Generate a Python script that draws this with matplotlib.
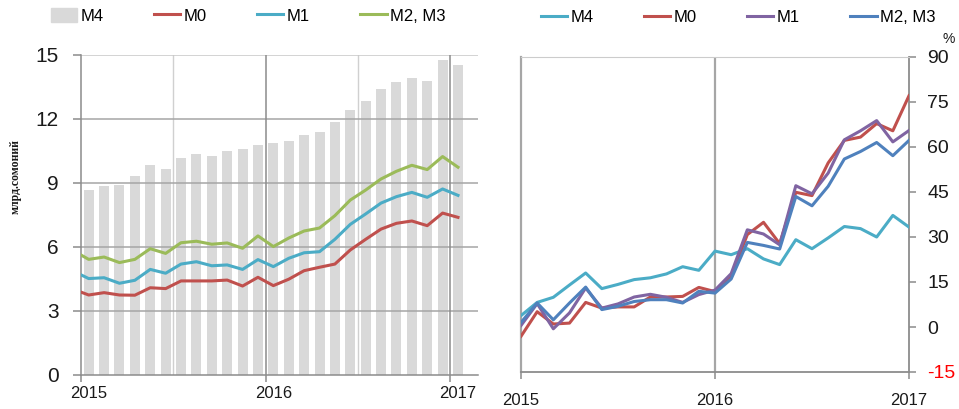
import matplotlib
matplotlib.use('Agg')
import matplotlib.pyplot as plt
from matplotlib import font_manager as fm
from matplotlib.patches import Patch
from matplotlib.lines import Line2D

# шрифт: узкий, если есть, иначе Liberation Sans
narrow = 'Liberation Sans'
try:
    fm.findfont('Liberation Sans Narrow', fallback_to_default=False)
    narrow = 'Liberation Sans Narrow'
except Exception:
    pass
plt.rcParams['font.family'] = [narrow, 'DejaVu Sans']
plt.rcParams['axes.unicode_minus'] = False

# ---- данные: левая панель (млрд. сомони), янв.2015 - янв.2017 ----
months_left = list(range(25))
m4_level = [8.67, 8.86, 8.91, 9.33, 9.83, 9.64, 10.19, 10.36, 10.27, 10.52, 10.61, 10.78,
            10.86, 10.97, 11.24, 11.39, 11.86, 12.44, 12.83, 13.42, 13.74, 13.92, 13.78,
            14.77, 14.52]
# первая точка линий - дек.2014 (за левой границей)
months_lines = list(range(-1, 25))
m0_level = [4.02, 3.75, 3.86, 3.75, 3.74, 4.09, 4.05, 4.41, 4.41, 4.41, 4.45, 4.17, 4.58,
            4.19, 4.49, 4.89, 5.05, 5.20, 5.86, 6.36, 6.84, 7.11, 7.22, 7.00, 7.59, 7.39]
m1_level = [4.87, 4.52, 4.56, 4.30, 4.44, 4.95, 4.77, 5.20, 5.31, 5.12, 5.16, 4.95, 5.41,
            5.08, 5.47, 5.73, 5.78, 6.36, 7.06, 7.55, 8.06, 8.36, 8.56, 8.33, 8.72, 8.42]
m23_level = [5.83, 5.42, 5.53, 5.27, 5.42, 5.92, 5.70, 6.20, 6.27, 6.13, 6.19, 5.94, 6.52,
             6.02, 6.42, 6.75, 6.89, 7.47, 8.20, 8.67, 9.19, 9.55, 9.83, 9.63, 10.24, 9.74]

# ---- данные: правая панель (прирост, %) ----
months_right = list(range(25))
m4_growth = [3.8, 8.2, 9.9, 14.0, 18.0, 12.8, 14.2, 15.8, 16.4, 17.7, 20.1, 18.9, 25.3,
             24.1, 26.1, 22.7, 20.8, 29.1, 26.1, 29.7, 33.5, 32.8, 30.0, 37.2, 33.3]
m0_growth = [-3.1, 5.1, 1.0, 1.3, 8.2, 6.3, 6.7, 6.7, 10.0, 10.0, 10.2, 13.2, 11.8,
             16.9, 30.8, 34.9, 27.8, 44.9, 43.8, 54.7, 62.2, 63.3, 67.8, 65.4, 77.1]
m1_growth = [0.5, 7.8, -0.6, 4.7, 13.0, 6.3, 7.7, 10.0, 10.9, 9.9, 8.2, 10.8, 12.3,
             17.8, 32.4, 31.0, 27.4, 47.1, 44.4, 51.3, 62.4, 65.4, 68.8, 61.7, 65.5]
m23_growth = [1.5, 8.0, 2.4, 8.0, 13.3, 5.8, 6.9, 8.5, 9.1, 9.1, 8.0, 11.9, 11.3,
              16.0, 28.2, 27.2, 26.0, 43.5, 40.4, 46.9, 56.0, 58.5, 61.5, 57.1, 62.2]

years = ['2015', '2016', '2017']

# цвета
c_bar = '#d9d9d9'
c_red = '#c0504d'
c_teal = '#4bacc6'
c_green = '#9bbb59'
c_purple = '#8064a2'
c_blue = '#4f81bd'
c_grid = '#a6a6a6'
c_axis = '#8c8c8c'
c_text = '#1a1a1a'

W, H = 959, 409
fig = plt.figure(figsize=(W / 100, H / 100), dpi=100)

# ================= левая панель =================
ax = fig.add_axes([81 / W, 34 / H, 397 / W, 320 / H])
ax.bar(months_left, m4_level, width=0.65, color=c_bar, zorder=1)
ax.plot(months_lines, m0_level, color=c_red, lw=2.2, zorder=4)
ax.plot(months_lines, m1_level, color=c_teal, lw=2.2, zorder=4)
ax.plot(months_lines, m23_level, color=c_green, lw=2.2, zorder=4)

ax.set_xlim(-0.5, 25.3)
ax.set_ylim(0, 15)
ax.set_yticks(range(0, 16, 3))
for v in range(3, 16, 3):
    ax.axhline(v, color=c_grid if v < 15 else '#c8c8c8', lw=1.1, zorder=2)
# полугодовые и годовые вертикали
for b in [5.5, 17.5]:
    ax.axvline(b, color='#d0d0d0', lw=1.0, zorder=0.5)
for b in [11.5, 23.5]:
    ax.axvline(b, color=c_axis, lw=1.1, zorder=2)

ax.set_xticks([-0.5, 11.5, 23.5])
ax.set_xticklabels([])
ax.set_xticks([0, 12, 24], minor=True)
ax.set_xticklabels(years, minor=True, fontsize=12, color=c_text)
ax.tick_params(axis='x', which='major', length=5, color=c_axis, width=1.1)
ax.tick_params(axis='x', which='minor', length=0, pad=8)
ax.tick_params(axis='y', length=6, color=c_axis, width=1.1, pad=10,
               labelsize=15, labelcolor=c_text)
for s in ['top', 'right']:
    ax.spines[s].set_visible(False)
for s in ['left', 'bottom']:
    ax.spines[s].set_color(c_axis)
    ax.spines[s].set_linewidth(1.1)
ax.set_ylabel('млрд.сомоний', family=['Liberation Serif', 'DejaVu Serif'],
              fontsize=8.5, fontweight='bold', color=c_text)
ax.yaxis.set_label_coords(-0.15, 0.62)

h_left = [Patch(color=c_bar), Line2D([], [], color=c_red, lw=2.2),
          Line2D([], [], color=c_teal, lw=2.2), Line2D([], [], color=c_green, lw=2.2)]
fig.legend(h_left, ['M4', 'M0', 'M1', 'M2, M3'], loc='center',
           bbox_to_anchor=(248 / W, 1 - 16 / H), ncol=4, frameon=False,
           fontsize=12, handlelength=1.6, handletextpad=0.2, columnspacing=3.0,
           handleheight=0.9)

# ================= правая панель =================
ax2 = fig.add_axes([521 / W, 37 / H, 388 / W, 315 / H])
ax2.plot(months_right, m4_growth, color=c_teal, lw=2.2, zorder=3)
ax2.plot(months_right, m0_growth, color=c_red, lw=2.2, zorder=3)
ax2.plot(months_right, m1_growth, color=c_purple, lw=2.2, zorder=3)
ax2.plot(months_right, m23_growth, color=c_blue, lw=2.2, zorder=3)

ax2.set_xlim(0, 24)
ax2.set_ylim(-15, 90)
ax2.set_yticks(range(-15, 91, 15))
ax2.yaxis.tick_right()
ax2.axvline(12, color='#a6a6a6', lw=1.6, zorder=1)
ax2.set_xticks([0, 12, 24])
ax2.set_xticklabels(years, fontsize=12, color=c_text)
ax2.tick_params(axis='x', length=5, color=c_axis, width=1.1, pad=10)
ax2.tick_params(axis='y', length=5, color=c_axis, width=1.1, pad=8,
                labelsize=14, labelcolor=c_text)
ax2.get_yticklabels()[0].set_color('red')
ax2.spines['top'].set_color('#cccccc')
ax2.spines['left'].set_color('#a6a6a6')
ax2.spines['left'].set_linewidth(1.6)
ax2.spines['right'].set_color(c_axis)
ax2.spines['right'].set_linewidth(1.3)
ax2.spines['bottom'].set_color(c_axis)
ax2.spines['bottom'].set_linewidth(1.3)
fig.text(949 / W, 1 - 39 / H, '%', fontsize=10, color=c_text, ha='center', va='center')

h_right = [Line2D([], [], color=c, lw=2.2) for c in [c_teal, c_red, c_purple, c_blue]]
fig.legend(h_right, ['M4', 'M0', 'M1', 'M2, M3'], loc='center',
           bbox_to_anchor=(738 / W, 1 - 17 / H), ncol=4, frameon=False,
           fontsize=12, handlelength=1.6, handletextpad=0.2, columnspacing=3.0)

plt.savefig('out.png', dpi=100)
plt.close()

══════

- **TASK BRIEF**
Exactly as written, please give again the lines from the beginning of the listing through the line containing "9.63, 10.24, 9.74]", inclusive, without any pictures.

- **THE REPLY**
Generate a Python script that draws this with matplotlib.
import matplotlib
matplotlib.use('Agg')
import matplotlib.pyplot as plt
from matplotlib import font_manager as fm
from matplotlib.patches import Patch
from matplotlib.lines import Line2D

# шрифт: узкий, если есть, иначе Liberation Sans
narrow = 'Liberation Sans'
try:
    fm.findfont('Liberation Sans Narrow', fallback_to_default=False)
    narrow = 'Liberation Sans Narrow'
except Exception:
    pass
plt.rcParams['font.family'] = [narrow, 'DejaVu Sans']
plt.rcParams['axes.unicode_minus'] = False

# ---- данные: левая панель (млрд. сомони), янв.2015 - янв.2017 ----
months_left = list(range(25))
m4_level = [8.67, 8.86, 8.91, 9.33, 9.83, 9.64, 10.19, 10.36, 10.27, 10.52, 10.61, 10.78,
            10.86, 10.97, 11.24, 11.39, 11.86, 12.44, 12.83, 13.42, 13.74, 13.92, 13.78,
            14.77, 14.52]
# первая точка линий - дек.2014 (за левой границей)
months_lines = list(range(-1, 25))
m0_level = [4.02, 3.75, 3.86, 3.75, 3.74, 4.09, 4.05, 4.41, 4.41, 4.41, 4.45, 4.17, 4.58,
            4.19, 4.49, 4.89, 5.05, 5.20, 5.86, 6.36, 6.84, 7.11, 7.22, 7.00, 7.59, 7.39]
m1_level = [4.87, 4.52, 4.56, 4.30, 4.44, 4.95, 4.77, 5.20, 5.31, 5.12, 5.16, 4.95, 5.41,
            5.08, 5.47, 5.73, 5.78, 6.36, 7.06, 7.55, 8.06, 8.36, 8.56, 8.33, 8.72, 8.42]
m23_level = [5.83, 5.42, 5.53, 5.27, 5.42, 5.92, 5.70, 6.20, 6.27, 6.13, 6.19, 5.94, 6.52,
             6.02, 6.42, 6.75, 6.89, 7.47, 8.20, 8.67, 9.19, 9.55, 9.83, 9.63, 10.24, 9.74]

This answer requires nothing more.